Callebaut estimates that more than five million people – farmers, workers and their families – across 60 developing countries participate in the international Fairtrade system, including cocoa, sugar and natural vanilla producers.
In order to attain the Fairtrade system certification, farmer organizations must comply with the economic, environmental and social standards defined by Fairtrade Labeling Organizations International (FLO).
FLO is a non-profit, multi-stakeholder organization made up of 24 member organizations worldwide. It is responsible for the strategic direction of Fairtrade, setting the Fairtrade standards and supporting producers in developing countries.
Harry & David Sweeten Packages for Troops' Holidays
Gourmet gifts retailer Harry & David will help troops far from home this holiday season enjoy an extra special treat in their Soldiers' Angels care packages - Harry & David's Moose Munch Bars. The "Support Our Troops Moose Munch Bar Drive" has resulted in over 115,000 bars sent to soldiers overseas in the past and is returning for the 2010 winter holidays.
Harry & David stores nationwide are offering customers the opportunity to purchase two Moose Munch bars for $4 (one bar is usually $2.50) and donate one of the two bars for the Moose Munch Bar Drive along with a personal message to a soldier. Soldiers' Angels will distribute this new round of bars in its Wrapped in Holiday Spirit care packages and Harry & David is assisting with shipping.
"We're delighted to support our troops on the front lines," said Steve Heyer, Harry & David’s ceo. "The program gives our customers the opportunity to give back to soldiers who have already given so much of themselves for our country."
Soldiers' Angels is aiming to send a holiday care package to every deployed service member this Holiday Season.
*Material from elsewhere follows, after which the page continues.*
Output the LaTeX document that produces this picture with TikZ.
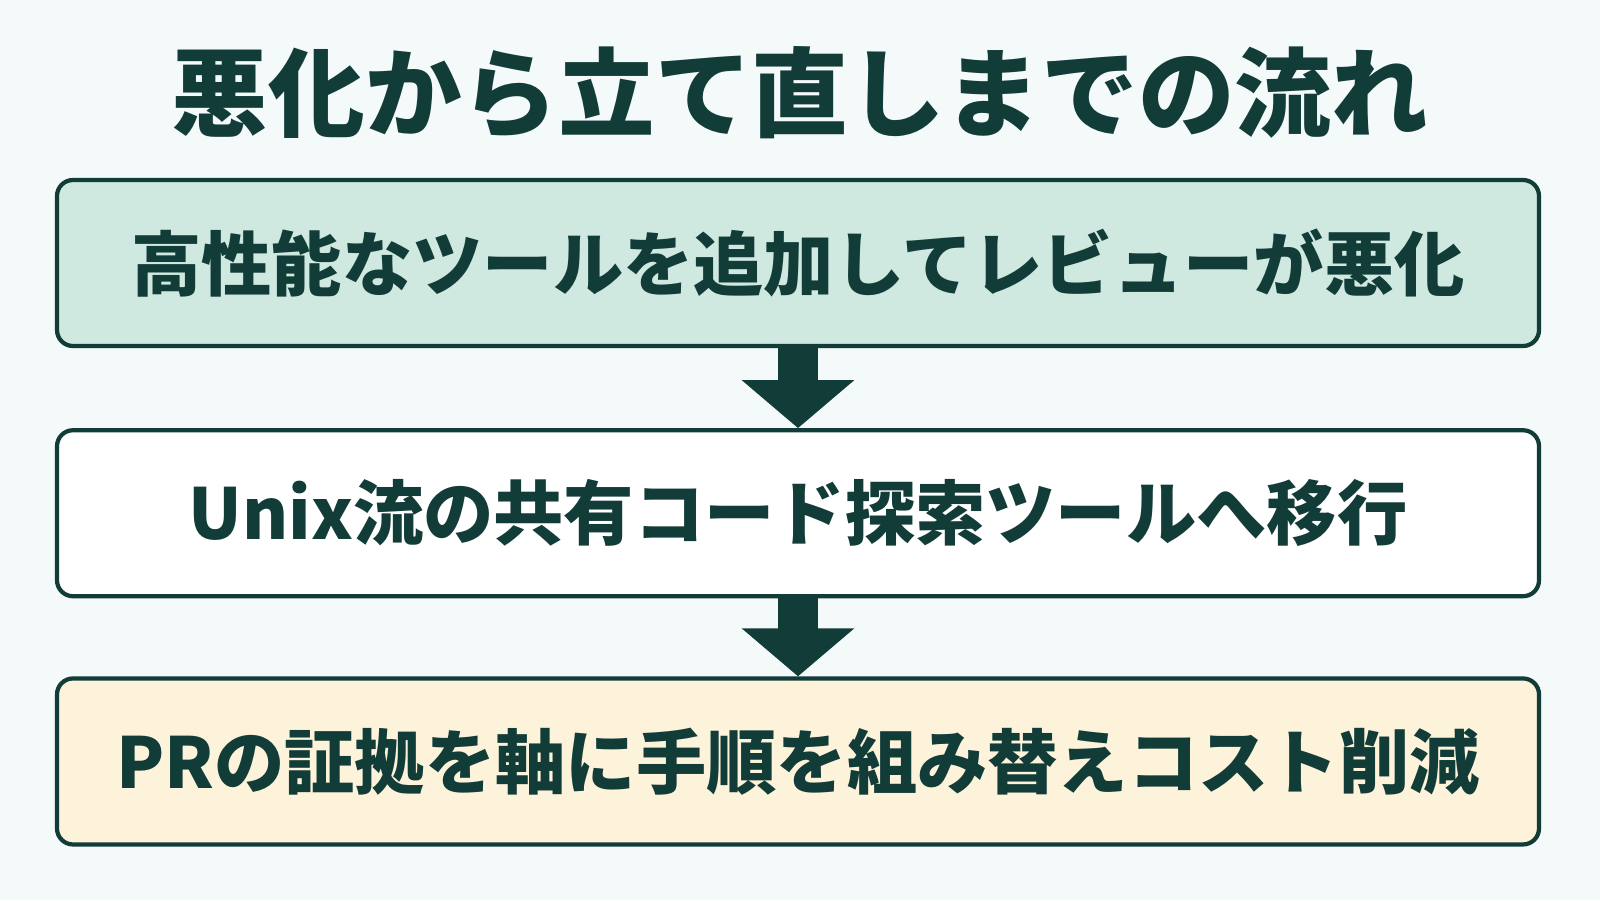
\documentclass[tikz,border=0pt]{standalone}
\usepackage{fontspec}
\setmainfont{Noto Sans CJK JP}
\usepackage{tikz}
\usetikzlibrary{arrows.meta, positioning}
\definecolor{inkteal}{HTML}{113C38}
\definecolor{paper}{HTML}{F4F9F9}
\definecolor{mintfill}{HTML}{CFE8E0}
\definecolor{creamfill}{HTML}{FDF2DA}
\tikzset{
    stepbox/.style={draw=inkteal, line width=1.2pt, rounded corners=0.16cm,
        minimum width=14.82cm, minimum height=1.66cm, text=inkteal,
        font=\bfseries\fontsize{20}{24}\selectfont, inner sep=0pt},
    flowarrow/.style={draw=inkteal, line width=0.4cm,
        -{Triangle[length=0.48cm, width=1.1cm]}},
    headline/.style={text=inkteal, font=\bfseries\fontsize{27.5}{32}\selectfont}
}

\begin{document}
\begin{tikzpicture}
    \fill[paper] (0,0) rectangle (16,-9);
    \useasboundingbox (0,0) rectangle (16,-9);
    \node[headline] (title) at (8,-0.93) {悪化から立て直しまでの流れ};
    % 流れの三段
    \node[stepbox, fill=mintfill] (worse) at (7.98,-2.63) {高性能なツールを追加してレビューが悪化};
    \node[stepbox, fill=white, below=0.8cm of worse] (move) {Unix流の共有コード探索ツールへ移行};
    \node[stepbox, fill=creamfill, below=0.78cm of move] (cut) {PRの証拠を軸に手順を組み替えコスト削減};
    % ブロック矢印
    \draw[flowarrow] (worse.south) -- (move.north);
    \draw[flowarrow] (move.south) -- (cut.north);
\end{tikzpicture}
\end{document}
Care packages will include snacks, candy, hot chocolate, socks, a handmade blanket, a travel mug and a personalized note.
Indie Candy Offers Allergen-Free Christmas Candy
Indie Candy based in Birmingham, Ala., wants to ensure that no stockings will be left hanging empty this year because of reactions to allergens. All of Indie Candy's all-natural, allergen-free Christmas products are free of artificial flavors, preservatives and dyes. They do not contain any: gluten/wheat, casein/dairy, peanuts, tree nuts, soy, eggs, fish, or shellfish.
Indie Candy's products are also manufactured in a facility that is dedicated to being “Big 8 Allergen-Free., thus leaving no risk of cross-contamination.
The company’s holiday line up includes gummi Christmas trees, hard candy lollipops shaped like Christmas lights and snowflakes and dark chocolate Santa and angel lollipops. Indie Candy's goal is to make sure no child is left out due to their allergies or food sensitivities. All of Indie Candy's products are GFCFSF and Feingold-approved.
Sweet of the week: Ice BreakersFrost
The Hershey Co. has launched Ice Breakers Frost sugar-free mints, "The only mint coated with an intense combination of xylitol, cooling and flavor crystals." The new mints deliver a surprisingly powerful and enjoyable experience. And are available in Wintercool and peppermint flavors.
"Ice Breakers Frost mints are designed for those who are looking for a strong mint, but don't want to sacrifice taste. The mints feature the same great flavor of our core Ice Breakers mints, which is then frosted with a combination of xylitol, cooling and flavor crystals for a uniquely powerful taste and texture," said Anna Lingeris, spokeswoman for Ice Breakers Frost mints and The Hershey Co. "The result is a satisfying and powerfully cool taste experience." Ice Breakers Frost mints are now available in 1.2-oz. plastic containers at participating mass, grocery, drug and specialty retailers and retail for $1.99.